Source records
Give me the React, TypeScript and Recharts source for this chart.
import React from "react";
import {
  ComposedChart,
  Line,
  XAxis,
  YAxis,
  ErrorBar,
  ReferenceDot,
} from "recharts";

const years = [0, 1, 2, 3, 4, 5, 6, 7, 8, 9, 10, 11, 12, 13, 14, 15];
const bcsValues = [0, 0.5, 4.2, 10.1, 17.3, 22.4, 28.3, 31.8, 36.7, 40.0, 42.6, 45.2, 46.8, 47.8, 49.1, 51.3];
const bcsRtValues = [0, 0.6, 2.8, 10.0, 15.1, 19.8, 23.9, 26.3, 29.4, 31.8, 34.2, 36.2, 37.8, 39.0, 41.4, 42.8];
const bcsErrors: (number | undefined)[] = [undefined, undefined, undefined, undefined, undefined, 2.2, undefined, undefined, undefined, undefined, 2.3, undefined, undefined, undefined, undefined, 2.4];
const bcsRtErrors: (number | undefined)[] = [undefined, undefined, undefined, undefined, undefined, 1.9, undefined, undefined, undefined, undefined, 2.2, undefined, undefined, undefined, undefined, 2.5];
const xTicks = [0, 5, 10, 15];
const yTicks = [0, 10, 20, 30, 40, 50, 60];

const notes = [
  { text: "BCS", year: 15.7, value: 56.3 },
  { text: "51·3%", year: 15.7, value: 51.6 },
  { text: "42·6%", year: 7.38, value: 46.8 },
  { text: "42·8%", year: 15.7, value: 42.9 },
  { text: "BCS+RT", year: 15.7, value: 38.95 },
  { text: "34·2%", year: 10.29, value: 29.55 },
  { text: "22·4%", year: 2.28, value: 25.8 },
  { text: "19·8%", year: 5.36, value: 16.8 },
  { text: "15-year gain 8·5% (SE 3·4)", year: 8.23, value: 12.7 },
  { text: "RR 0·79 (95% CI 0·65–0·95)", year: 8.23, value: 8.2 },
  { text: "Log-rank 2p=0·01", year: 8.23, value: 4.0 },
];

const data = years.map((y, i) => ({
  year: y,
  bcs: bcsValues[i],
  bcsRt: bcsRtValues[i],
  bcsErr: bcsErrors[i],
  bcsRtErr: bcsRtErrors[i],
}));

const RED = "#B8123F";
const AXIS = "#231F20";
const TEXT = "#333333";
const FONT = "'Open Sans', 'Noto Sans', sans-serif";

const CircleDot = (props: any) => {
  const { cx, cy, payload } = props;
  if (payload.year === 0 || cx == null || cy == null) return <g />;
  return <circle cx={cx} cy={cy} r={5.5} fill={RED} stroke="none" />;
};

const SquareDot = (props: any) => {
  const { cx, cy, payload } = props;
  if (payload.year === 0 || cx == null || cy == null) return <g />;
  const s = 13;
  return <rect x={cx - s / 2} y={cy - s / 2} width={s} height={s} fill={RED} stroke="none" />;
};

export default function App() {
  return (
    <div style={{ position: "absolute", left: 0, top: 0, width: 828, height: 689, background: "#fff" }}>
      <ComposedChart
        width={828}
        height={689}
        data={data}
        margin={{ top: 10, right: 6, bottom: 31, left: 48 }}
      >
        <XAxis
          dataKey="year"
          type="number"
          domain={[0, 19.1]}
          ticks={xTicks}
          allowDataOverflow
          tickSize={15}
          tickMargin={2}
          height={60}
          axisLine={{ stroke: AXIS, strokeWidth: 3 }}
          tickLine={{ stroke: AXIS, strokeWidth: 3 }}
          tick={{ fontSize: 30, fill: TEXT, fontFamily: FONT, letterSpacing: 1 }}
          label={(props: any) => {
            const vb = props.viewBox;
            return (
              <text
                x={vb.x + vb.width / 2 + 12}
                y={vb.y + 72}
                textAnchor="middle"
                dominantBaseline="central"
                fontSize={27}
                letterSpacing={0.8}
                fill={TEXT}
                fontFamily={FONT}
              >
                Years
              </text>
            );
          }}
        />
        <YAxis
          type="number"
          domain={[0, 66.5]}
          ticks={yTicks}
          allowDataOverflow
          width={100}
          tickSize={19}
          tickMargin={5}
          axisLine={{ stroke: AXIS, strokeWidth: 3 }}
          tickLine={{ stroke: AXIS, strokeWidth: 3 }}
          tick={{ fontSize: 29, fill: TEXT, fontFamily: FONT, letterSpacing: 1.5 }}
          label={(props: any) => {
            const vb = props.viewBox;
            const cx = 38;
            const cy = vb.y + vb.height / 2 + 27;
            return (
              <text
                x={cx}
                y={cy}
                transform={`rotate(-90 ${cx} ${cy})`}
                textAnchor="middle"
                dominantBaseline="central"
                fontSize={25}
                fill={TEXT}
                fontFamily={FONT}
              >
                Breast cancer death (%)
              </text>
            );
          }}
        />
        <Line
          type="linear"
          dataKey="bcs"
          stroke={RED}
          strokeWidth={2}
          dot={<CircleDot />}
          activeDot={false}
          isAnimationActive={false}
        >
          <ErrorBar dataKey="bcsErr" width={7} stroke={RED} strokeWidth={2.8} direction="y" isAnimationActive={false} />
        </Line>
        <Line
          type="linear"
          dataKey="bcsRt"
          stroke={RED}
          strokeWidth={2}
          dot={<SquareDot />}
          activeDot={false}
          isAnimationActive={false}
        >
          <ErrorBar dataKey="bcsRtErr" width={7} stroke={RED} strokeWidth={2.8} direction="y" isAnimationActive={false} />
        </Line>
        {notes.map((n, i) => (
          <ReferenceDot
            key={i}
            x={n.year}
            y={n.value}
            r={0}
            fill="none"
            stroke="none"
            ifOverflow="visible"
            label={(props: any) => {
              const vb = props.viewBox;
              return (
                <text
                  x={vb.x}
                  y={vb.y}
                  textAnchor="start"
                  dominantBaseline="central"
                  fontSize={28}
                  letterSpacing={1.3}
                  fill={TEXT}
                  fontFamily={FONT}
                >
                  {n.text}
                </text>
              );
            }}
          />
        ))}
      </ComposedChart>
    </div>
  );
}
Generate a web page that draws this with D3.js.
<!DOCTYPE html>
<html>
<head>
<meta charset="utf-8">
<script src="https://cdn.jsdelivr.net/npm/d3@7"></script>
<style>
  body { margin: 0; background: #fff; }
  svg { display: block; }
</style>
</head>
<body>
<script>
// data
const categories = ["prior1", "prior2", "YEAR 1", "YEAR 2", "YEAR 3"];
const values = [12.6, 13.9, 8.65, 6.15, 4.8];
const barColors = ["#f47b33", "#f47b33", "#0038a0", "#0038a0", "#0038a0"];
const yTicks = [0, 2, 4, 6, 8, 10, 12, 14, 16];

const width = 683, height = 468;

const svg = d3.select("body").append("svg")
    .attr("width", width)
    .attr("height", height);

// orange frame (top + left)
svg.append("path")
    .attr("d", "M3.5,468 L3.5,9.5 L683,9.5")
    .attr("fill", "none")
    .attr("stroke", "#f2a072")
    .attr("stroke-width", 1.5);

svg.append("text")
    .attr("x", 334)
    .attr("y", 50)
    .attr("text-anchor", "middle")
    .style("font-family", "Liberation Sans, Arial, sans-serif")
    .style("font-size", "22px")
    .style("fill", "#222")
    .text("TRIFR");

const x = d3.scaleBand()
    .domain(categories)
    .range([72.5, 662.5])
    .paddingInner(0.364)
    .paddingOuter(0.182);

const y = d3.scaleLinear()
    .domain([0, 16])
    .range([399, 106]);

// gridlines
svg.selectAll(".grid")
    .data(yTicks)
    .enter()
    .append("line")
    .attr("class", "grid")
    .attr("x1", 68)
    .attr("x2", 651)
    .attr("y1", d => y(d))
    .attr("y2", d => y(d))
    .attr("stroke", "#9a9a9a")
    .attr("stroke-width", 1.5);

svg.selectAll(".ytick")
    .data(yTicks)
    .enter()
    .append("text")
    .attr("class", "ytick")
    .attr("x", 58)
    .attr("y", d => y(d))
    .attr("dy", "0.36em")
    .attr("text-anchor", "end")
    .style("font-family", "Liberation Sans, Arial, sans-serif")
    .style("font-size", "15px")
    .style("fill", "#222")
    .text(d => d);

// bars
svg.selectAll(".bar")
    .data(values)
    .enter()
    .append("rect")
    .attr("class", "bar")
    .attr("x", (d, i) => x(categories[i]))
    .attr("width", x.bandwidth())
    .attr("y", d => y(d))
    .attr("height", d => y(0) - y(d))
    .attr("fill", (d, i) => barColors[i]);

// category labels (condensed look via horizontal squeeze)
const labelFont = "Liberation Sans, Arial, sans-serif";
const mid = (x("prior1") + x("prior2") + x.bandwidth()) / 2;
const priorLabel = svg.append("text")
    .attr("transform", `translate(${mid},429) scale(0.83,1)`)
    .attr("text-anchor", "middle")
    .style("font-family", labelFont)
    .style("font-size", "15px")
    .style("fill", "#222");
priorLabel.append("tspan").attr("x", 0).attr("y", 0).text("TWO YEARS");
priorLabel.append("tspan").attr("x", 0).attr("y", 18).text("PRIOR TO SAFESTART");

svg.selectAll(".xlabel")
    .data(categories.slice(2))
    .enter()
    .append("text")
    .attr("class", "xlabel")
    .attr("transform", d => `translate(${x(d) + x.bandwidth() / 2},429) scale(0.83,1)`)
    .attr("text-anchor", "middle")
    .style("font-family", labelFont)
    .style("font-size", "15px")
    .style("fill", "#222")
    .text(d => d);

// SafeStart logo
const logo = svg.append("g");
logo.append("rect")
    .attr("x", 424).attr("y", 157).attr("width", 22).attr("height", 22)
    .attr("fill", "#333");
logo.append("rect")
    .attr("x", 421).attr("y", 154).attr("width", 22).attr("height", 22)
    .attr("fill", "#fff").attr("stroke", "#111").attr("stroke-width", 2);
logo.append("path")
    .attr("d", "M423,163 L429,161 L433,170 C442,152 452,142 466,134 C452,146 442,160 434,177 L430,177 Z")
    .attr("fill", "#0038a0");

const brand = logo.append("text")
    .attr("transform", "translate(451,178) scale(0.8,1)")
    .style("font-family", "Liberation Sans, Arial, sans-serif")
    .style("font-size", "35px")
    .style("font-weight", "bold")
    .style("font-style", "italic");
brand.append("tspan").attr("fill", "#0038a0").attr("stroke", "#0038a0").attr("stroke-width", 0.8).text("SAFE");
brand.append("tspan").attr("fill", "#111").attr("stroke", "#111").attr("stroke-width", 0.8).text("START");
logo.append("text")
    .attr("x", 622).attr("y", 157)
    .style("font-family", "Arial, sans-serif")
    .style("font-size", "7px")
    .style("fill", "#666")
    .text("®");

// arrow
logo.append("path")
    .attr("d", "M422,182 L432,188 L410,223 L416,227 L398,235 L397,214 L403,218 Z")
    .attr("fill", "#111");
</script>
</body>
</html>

__What you have to do__
Within the material above, extract exactly the lines that start at the line containing "Generate a web" and stop after the line containing "const width = 683, height = 468;", and only those.

__Result below__
Generate a web page that draws this with D3.js.
<!DOCTYPE html>
<html>
<head>
<meta charset="utf-8">
<script src="https://cdn.jsdelivr.net/npm/d3@7"></script>
<style>
  body { margin: 0; background: #fff; }
  svg { display: block; }
</style>
</head>
<body>
<script>
// data
const categories = ["prior1", "prior2", "YEAR 1", "YEAR 2", "YEAR 3"];
const values = [12.6, 13.9, 8.65, 6.15, 4.8];
const barColors = ["#f47b33", "#f47b33", "#0038a0", "#0038a0", "#0038a0"];
const yTicks = [0, 2, 4, 6, 8, 10, 12, 14, 16];

const width = 683, height = 468;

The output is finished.